§ **The problem**
Repeat exactly, please, the lines that begin at the start of the listing and end at the line holding "ax = fig.add_axes([0.1225, 0.1135, 0.89, 0.858])".

§ **Data lines**
▬▬▬▬▬▬
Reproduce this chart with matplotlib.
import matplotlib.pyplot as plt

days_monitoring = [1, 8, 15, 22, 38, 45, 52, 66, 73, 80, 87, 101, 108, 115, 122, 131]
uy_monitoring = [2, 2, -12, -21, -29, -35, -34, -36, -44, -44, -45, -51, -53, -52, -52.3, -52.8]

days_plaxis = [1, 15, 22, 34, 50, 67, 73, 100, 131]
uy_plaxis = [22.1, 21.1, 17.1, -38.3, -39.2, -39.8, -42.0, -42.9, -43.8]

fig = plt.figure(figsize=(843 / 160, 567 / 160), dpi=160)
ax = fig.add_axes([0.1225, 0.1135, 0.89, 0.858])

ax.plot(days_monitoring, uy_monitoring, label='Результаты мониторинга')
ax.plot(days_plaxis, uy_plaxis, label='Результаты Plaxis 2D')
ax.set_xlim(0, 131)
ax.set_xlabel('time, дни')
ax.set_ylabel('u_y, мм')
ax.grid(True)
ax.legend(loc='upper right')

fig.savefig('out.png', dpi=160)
▬▬▬▬▬▬
§ **Finished task**
Reproduce this chart with matplotlib.
import matplotlib.pyplot as plt

days_monitoring = [1, 8, 15, 22, 38, 45, 52, 66, 73, 80, 87, 101, 108, 115, 122, 131]
uy_monitoring = [2, 2, -12, -21, -29, -35, -34, -36, -44, -44, -45, -51, -53, -52, -52.3, -52.8]

days_plaxis = [1, 15, 22, 34, 50, 67, 73, 100, 131]
uy_plaxis = [22.1, 21.1, 17.1, -38.3, -39.2, -39.8, -42.0, -42.9, -43.8]

fig = plt.figure(figsize=(843 / 160, 567 / 160), dpi=160)
ax = fig.add_axes([0.1225, 0.1135, 0.89, 0.858])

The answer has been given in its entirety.